Your goal
Retype only the lines running from the beginning of the entries below to the line with "47.9, 67.8, 96];", both included. Do not include pictures.

Material provided
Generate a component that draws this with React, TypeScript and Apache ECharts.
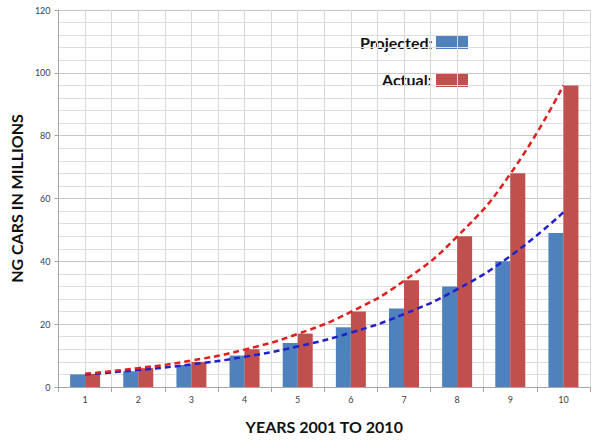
import React, { useEffect, useRef } from "react";
import * as echarts from "echarts";

const categories = ["1", "2", "3", "4", "5", "6", "7", "8", "9", "10"];
const projected = [4, 5, 7, 10, 14, 19, 25, 32, 40, 49];
const actual = [4.2, 6, 8, 12, 17, 24, 34, 48, 68, 96];
const projectedTrend = [4, 5.4, 7.2, 9.6, 12.9, 17.3, 23.2, 31.1, 41.7, 55.6];
const actualTrend = [4.2, 6.0, 8.4, 11.9, 16.9, 23.9, 33.8, 47.9, 67.8, 96];

const BLUE = "#4f81bd";
const RED = "#c0504d";
const FONT = "Lato, 'Open Sans', sans-serif";

export default function App() {
  const ref = useRef<HTMLDivElement>(null);
  useEffect(() => {
    if (!ref.current) return;
    const chart = echarts.init(ref.current, null, { renderer: "svg" });
    chart.setOption({
      animation: false,
      backgroundColor: "#ffffff",
      grid: { left: 58, right: 10, top: 10, bottom: 54, containLabel: false },
      xAxis: [
        {
          type: "category",
          data: categories,
          boundaryGap: true,
          axisLine: { show: true, lineStyle: { color: "#a6a6a6" } },
          axisTick: { show: true, length: 5, lineStyle: { color: "#a6a6a6" } },
          axisLabel: { color: "#404040", fontSize: 9, fontFamily: FONT, margin: 8 },
          splitLine: { show: true, interval: 0, lineStyle: { color: "#c8c8c8" } },
          name: "YEARS 2001 TO 2010",
          nameLocation: "middle",
          nameGap: 31,
          nameTextStyle: { color: "#111", fontSize: 16, fontWeight: "bold", fontFamily: FONT },
        },
        {
          type: "value",
          min: 0,
          max: 20,
          interval: 1,
          show: true,
          position: "top",
          axisLine: { show: false },
          axisTick: { show: false },
          axisLabel: { show: false },
          splitLine: { show: true, lineStyle: { color: "#d9d9d9" } },
        },
      ],
      yAxis: {
        type: "value",
        min: 0,
        max: 120,
        interval: 20,
        axisLine: { show: true, lineStyle: { color: "#a6a6a6" } },
        axisTick: { show: true, length: 4, lineStyle: { color: "#a6a6a6" } },
        axisLabel: { color: "#404040", fontSize: 9, fontFamily: FONT, margin: 8 },
        splitLine: { show: true, lineStyle: { color: "#c8c8c8" } },
        minorTick: { show: false, splitNumber: 5 },
        minorSplitLine: { show: true, lineStyle: { color: "#dedede" } },
        name: "NG CARS IN MILLIONS",
        nameLocation: "middle",
        nameGap: 28,
        nameTextStyle: { color: "#111", fontSize: 16, fontWeight: "bold", fontFamily: FONT },
      },
      series: [
        {
          name: "Projected",
          type: "bar",
          xAxisIndex: 0,
          data: projected,
          barWidth: 15,
          barGap: "0%",
          itemStyle: { color: BLUE },
          z: 2,
        },
        {
          name: "Actual",
          type: "bar",
          xAxisIndex: 0,
          data: actual,
          barWidth: 15,
          barGap: "0%",
          itemStyle: { color: RED },
          z: 2,
        },
        {
          name: "Projected trend",
          type: "line",
          xAxisIndex: 0,
          data: projectedTrend,
          smooth: true,
          symbol: "none",
          lineStyle: { color: "#2020cc", width: 2.5, type: [6, 4] },
          z: 3,
        },
        {
          name: "Actual trend",
          type: "line",
          xAxisIndex: 0,
          data: actualTrend,
          smooth: true,
          symbol: "none",
          lineStyle: { color: "#e02020", width: 2.5, type: [6, 4] },
          z: 3,
        },
      ],
      graphic: [
        {
          type: "text",
          left: 360,
          top: 34,
          style: { text: "Projected:", fill: "#111", font: `bold 16px ${FONT}`, textAlign: "left" },
        },
        {
          type: "rect",
          shape: { x: 436, y: 36, width: 32, height: 13 },
          style: { fill: BLUE },
        },
        {
          type: "text",
          left: 382,
          top: 71,
          style: { text: "Actual:", fill: "#111", font: `bold 16px ${FONT}`, textAlign: "left" },
        },
        {
          type: "rect",
          shape: { x: 436, y: 74, width: 32, height: 13 },
          style: { fill: RED },
        },
      ],
    });
    return () => chart.dispose();
  }, []);
  return <div ref={ref} style={{ width: 600, height: 441, position: "absolute", left: 0, top: 0 }} />;
}
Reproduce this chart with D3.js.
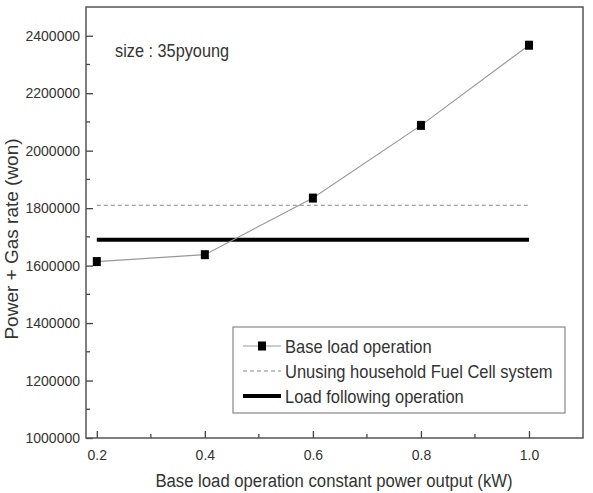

Response
Generate a component that draws this with React, TypeScript and Apache ECharts.
import React, { useEffect, useRef } from "react";
import * as echarts from "echarts";

const categories = ["1", "2", "3", "4", "5", "6", "7", "8", "9", "10"];
const projected = [4, 5, 7, 10, 14, 19, 25, 32, 40, 49];
const actual = [4.2, 6, 8, 12, 17, 24, 34, 48, 68, 96];
const projectedTrend = [4, 5.4, 7.2, 9.6, 12.9, 17.3, 23.2, 31.1, 41.7, 55.6];
const actualTrend = [4.2, 6.0, 8.4, 11.9, 16.9, 23.9, 33.8, 47.9, 67.8, 96];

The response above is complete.